7. Inductive Argument: The conclusion follows from the premises with high degree of probability. Also it reasons from the particular to the general/

8. In a valid argument the conclusion follows the premises.

9. In order for an argument to be sound the premises must be true as well as the conclusion valid.

F. Fallacies-- Arguments which appear sound but are not.

1. They appeal to us by short-circuiting our reasoning powers and appealing to our emotions.

2. AMBIGUITY: Unclear statement.

A. Amphiboly: Faulty sentence structure.

B. Accent: Confusion in emphasis.

C. Equivocation: Using a word with two or more meanings  but acting like they were the same.

3. PRESUMPTION.

A. Sweeping Generalization: What is true under some conditions is true under all conditions.

B. Hasty Generalization: A single incident is treated as if it were the norm.

C. Bifurcation: Either or, no other alternative.

D. Begging the Question: Arguing in a circle.

E. Complex Question: (not in the book) a form of question begging, assumes the answer in the question.

F. False Analogy: Only a slight similarity.

G. False Cause: After this therefore because of this.

5. Relevance.

A. Genetic Fallacy: He was born that way.

B. Ad Hominem: Attack the person.

C. Tu Quoque: "You're another one."

Well Poisoning: Attacking source or the general background.

5. Some fallacies not in the book.

A. Guilt by Association: "A man is know by the company he keep."

B. Slippery Slope: Where will this lead?

C. Time Sequence: When did a person say or write that.

VI PHILOSOPHY AFTER ARISTOTLE.

A. In the Hellenstic Period (after 323 B.C.) philosophy turned to questions of personal contentnebt.

B. EPICUREANISH

1. The name came from Epicurus (340-270).

2. He denied the gods and immortality, this people free to enjoy themselves.

3. The secret of contentment was to be found in a life of moderate self-indulgence.

4. This has been summed up as the "intelligent pursuit of pleasure>'

C. Stoicism.

a.

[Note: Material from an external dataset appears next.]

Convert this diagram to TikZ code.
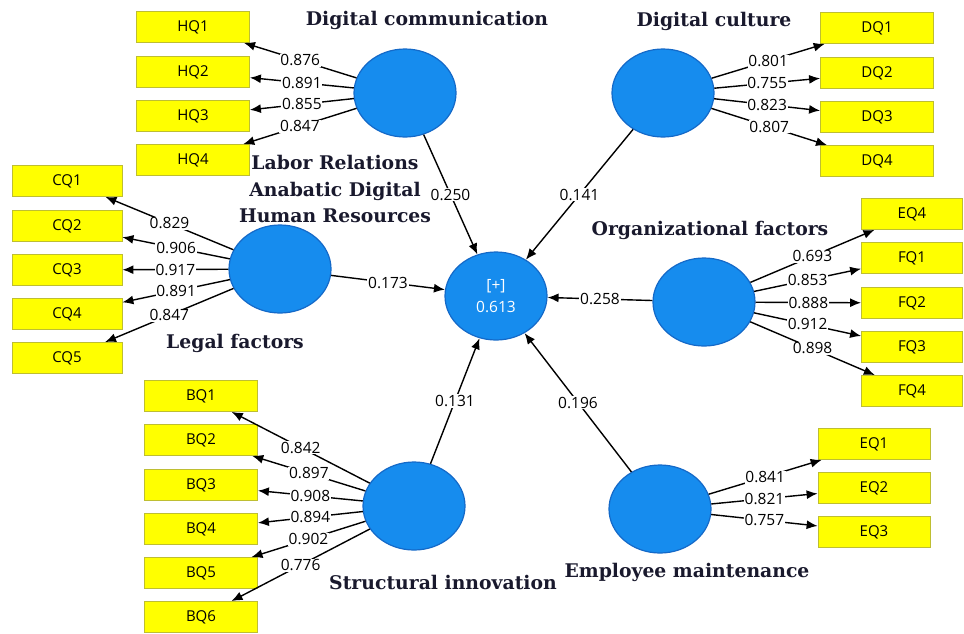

The founder of this philosopy was Zeno (350-258).

2. The name came from a porch (stoa) where he taught.

3. He taught divine Providence ruled the universe and people should live in harmony with it and to their duty.

4. Contenment (the good life) is to be achiveed by the mastery of the passions through reason.

D. Skepticism.

1. This school was founded by Pyrrho (360-270) who wrote nothing.

2. Most of what is known of this philosophy comes from Sextus Empircus (c.200 A.D.)

3. The skeptics said it was impossible to achive real knowledge (you can't know anything for sure).

4. Therefore contentment is found in suspending jugement on all controversal questions.

E. Cynicism.

1. The name was drawn from kynos, the Greek word for dog.

2. They traced their orgins to Antisthenes (450-366).

3. The best known cycnis rejected all rules and all values of socciety and sought instead to live in harmony with nature.

5. This meant living like dogs, scaanengering for food, and eliminating in public.

F. Neo-Platonism.

1. The last major scchool of pagen philosophy.

2. It began with Plotinus (205-270 A.D.).

3. Neo-platonism talked of "The One" who was the intelligence behind the intelligible world.

4. The purpose of life and philosophy was to achive unity with "The One."

5. Some see this as a challenge to Christianity, but for others it opened the way to acceptance of Christianity.